Advertisement

Governor Names Insurance Exec to CalPERS’ Board

Share
Times Staff Writer

Two weeks after proposing dramatic cuts in the state’s public pension commitments, Gov. Arnold Schwarzenegger appointed a Republican insurance executive to the board of the powerful California Public Employees’ Retirement System.

Schwarzenegger on Friday named Marjorie Berte, a vice president of the California State Automobile Assn. in San Francisco, to a four-year term on the 13-member CalPERS board of directors, effective next month.

Berte, who served as an insurance advisor and director of the state Department of Consumer Affairs under former Gov. Pete Wilson, joins the CalPERS board as it wrestles with two crucial issues.

Advertisement

The board is under pressure to scale back its campaign to force companies to be better corporate citizens -- an effort that has won it admirers and enemies around the country. And the board must decide whether to oppose the governor’s call to revamp benefits provided by the nation’s largest public pension.

Berte, 52, said she had taken no position on either matter.

“I’ll examine each issue as it arises,” said Berte, who said she planned to focus her attention on CalPERS’ primary mission of maximizing returns on its $172-billion investment fund.

She faces a key decision at her first meeting in February, when the CalPERS board elects a new president to replace Sean Harrigan, a supermarket union leader and activist who was ousted Dec. 1. Harrigan raised the ire of the state Republican Party and the U.S. Chamber of Commerce for using CalPERS’ investment clout to try to remove top executives of Walt Disney Co., Safeway Inc. and other major corporations.

CalPERS’ watchers say they don’t expect Berte’s appointment to hurt the chances of acting President -- and front-runner -- Rob Feckner to succeed Harrigan.

Sources close to the board said they had seen little evidence that current board member Willie Brown Jr., the former mayor of San Francisco, was still seeking the job. Brown lost a bruising fight with Harrigan for the board presidency in 2003.

Feckner said he hoped that “anyone coming in will have an open mind that’s not based upon what somebody told them to do.”

Advertisement

Berte replaces Sidney Abrams, a Napa health insurance and pension consultant who was appointed four years ago by former Gov. Gray Davis. Abrams said he didn’t want to stay on the board because of his disagreement with Schwarzenegger over restructuring the state’s pension system.

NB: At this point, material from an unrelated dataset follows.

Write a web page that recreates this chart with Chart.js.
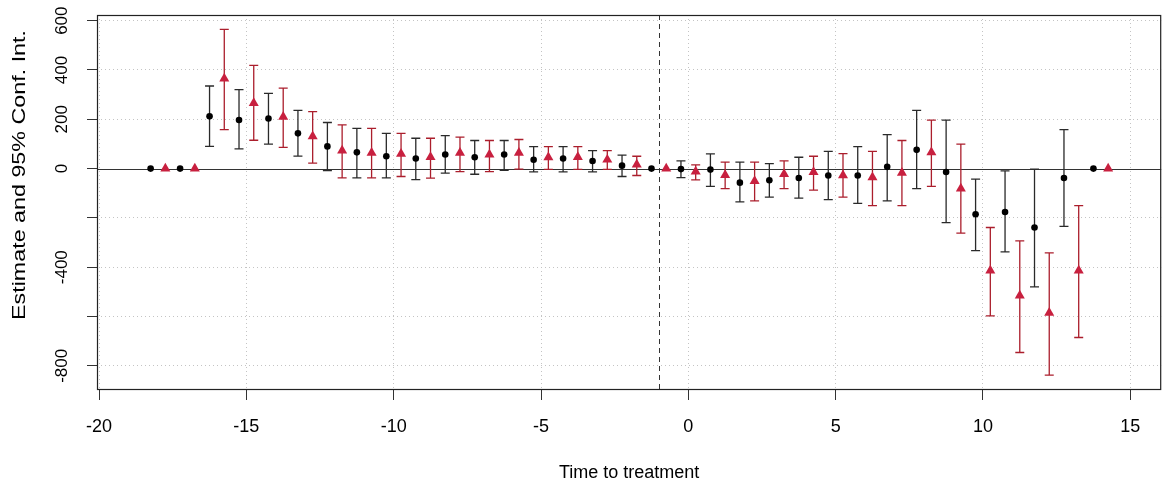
<!DOCTYPE html>
<html>
<head>
<meta charset="utf-8">
<script src="https://cdn.jsdelivr.net/npm/chart.js@4"></script>
<style>
  html, body { margin: 0; padding: 0; background: #fff; }
  #wrap { width: 1167px; height: 486px; }
</style>
</head>
<body>
<div id="wrap"><canvas id="chart" width="1167" height="486"></canvas></div>
<script>
// 기간 (처치까지 시간)
const periods = [-18, -17, -16, -15, -14, -13, -12, -11, -10, -9, -8, -7, -6, -5, -4, -3, -2, -1,
  0, 1, 2, 3, 4, 5, 6, 7, 8, 9, 10, 11, 12, 13, 14];

// 모델 1 (검은 점)
const estA = [0, 0, 212, 197, 203, 143, 90, 66, 50, 41, 57, 46, 57, 36, 41, 31, 12, 0,
  -2, -4, -57, -47, -38, -28, -28, 7, 76, -14, -185, -176, -239, -38, 0];
const hiA = [null, null, 335, 320, 305, 236, 187, 163, 143, 123, 134, 114, 114, 89, 89, 73, 55, null,
  31, 60, 26, 20, 46, 70, 89, 138, 236, 197, -43, -9, -2, 158, null];
const loA = [null, null, 90, 80, 99, 51, -8, -38, -38, -45, -18, -23, -7, -13, -13, -13, -32, null,
  -37, -72, -135, -116, -120, -126, -141, -131, -81, -219, -333, -338, -480, -234, null];

// 모델 2 (빨간 삼각형)
const estB = [0, 0, 365, 266, 210, 131, 73, 64, 60, 47, 64, 57, 64, 46, 47, 36, 16, 0,
  -12, -26, -51, -22, -14, -27, -35, -17, 66, -81, -414, -515, -585, -414, 0];
const hiB = [null, null, 565, 419, 326, 231, 177, 163, 143, 123, 128, 114, 118, 89, 89, 73, 50, null,
  15, 26, 26, 31, 50, 61, 70, 114, 197, 99, -239, -293, -342, -150, null];
const loB = [null, null, 158, 115, 86, 22, -38, -38, -32, -39, -12, -12, -2, -3, -3, -3, -28, null,
  -46, -81, -131, -81, -87, -116, -150, -150, -72, -262, -597, -746, -838, -685, null];

const refPeriod = -1;
const hiddenYLabels = [-200, -600];

const FONT = '"Liberation Sans", Arial, sans-serif';
const colA = '#000000', barA = '#2a2a2a';
const colB = '#c8203f', barB = '#ab1e2c';

const pointsA = periods.map((t, i) => ({ x: t - 0.25, y: estA[i] }));
const pointsB = periods.map((t, i) => ({ x: t + 0.25, y: estB[i] }));

// 오차 막대, 기준선, 테두리, 축 제목
const decor = {
  id: 'decor',
  beforeDatasetsDraw(chart) {
    const { ctx, chartArea: a, scales: { x, y } } = chart;
    ctx.save();
    ctx.setLineDash([]);
    // 0 기준선
    const y0 = Math.round(y.getPixelForValue(0)) + 0.5;
    ctx.strokeStyle = '#333';
    ctx.lineWidth = 1.2;
    ctx.beginPath(); ctx.moveTo(a.left, y0); ctx.lineTo(a.right, y0); ctx.stroke();
    // 처치 시점 점선
    const xr = Math.round(x.getPixelForValue(refPeriod)) + 0.5;
    ctx.lineWidth = 1;
    ctx.setLineDash([5, 4]);
    ctx.beginPath(); ctx.moveTo(xr, a.top); ctx.lineTo(xr, a.bottom); ctx.stroke();
    ctx.setLineDash([]);

    const bars = (pts, lo, hi, color) => {
      ctx.strokeStyle = color;
      ctx.lineWidth = 1.3;
      pts.forEach((p, i) => {
        if (lo[i] === null) return;
        const px = x.getPixelForValue(p.x);
        const pl = y.getPixelForValue(lo[i]);
        const ph = y.getPixelForValue(hi[i]);
        ctx.beginPath();
        ctx.moveTo(px, pl); ctx.lineTo(px, ph);
        ctx.moveTo(px - 4.5, pl); ctx.lineTo(px + 4.5, pl);
        ctx.moveTo(px - 4.5, ph); ctx.lineTo(px + 4.5, ph);
        ctx.stroke();
      });
    };
    bars(pointsA, loA, hiA, barA);
    bars(pointsB, loB, hiB, barB);
    ctx.restore();
  },
  afterDraw(chart) {
    const { ctx, chartArea: a, scales: { y } } = chart;
    ctx.save();
    ctx.setLineDash([]);
    ctx.strokeStyle = '#222';
    ctx.lineWidth = 1.2;
    ctx.strokeRect(a.left + 0.5, a.top + 0.5, a.right - a.left - 1, a.bottom - a.top - 1);

    ctx.fillStyle = '#000';
    ctx.textAlign = 'center';
    ctx.textBaseline = 'middle';
    // y 눈금 글자 (세로)
    ctx.font = '17px ' + FONT;
    y.ticks.forEach(tk => {
      if (hiddenYLabels.includes(tk.value)) return;
      const py = y.getPixelForValue(tk.value);
      ctx.save();
      ctx.translate(62, py);
      ctx.rotate(-Math.PI / 2);
      ctx.fillText(String(tk.value), 0, 0);
      ctx.restore();
    });

    // 축 제목
    ctx.font = '18px ' + FONT;
    ctx.fillText('Time to treatment', (a.left + a.right) / 2, 473);

    const yTitle = 'Estimate and 95% Conf. Int.';
    ctx.font = '18px ' + FONT;
    const w = ctx.measureText(yTitle).width;
    ctx.translate(20, 175);
    ctx.rotate(-Math.PI / 2);
    ctx.scale(290 / w, 1);
    ctx.fillText(yTitle, 0, 0);
    ctx.restore();
  }
};

new Chart(document.getElementById('chart'), {
  type: 'scatter',
  data: {
    datasets: [
      { data: pointsA, pointStyle: 'circle', pointRadius: 3.3, backgroundColor: colA, borderWidth: 0 },
      { data: pointsB, pointStyle: 'triangle', pointRadius: 5.8, backgroundColor: colB, borderWidth: 0 }
    ]
  },
  plugins: [decor],
  options: {
    responsive: false,
    animation: false,
    layout: { padding: { top: 15, right: 2, left: 0, bottom: 0 } },
    plugins: { legend: { display: false }, tooltip: { enabled: false } },
    scales: {
      x: {
        type: 'linear',
        min: -20.07,
        max: 16.05,
        ticks: { stepSize: 5, includeBounds: false, color: '#000', font: { size: 18, family: FONT }, padding: 16, maxRotation: 0 },
        grid: { color: '#c4c4c4', lineWidth: 1, tickLength: 10, tickColor: '#333', tickWidth: 1 },
        border: { display: false, dash: [1, 3] },
        afterFit: s => { s.height = 96; }
      },
      y: {
        min: -898,
        max: 623,
        ticks: { stepSize: 200, includeBounds: false, display: false },
        grid: {
          color: c => (c.tick && c.tick.value === 0 ? 'rgba(0,0,0,0)' : '#c4c4c4'),
          lineWidth: 1, tickLength: 10, tickColor: '#333', tickWidth: 1
        },
        border: { display: false, dash: [1, 3] },
        afterFit: s => { s.width = 97; }
      }
    }
  }
});
</script>
</body>
</html>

In his State of the State speech Jan. 5, the governor proposed changing the retirement program for the state’s public employees and teachers from a defined-benefit plan, which guarantees fixed monthly payments, to a defined-contribution plan, much like private 401(k) programs that invest in the stock, bond and real estate markets.

Schwarzenegger contends that California can’t afford to continue offering lifetime pensions for public sector employees.

Feckner has already gone on record opposing the Schwarzenegger initiative as “a slapdash effort ... that will be disastrous for everyone.”

Harvey Rosenfield, the author of the landmark Proposition 103 auto insurance initiative who often jousted with Berte in the late 1980s and early 1990s, said he expected her to support the governor’s proposed pension changes, as well as business’ efforts to sidetrack CalPERS’ corporate governance activism.

“They would like to eliminate CalPERS as a force for control of the corporate community,” he said.

Advertisement

But Berte’s colleagues in the insurance industry praised her energy and intellect.

“She’s not a person who just follows what anybody tells her to do,” said Dan Dunmoyer, president of the Personal Insurance Federation of California.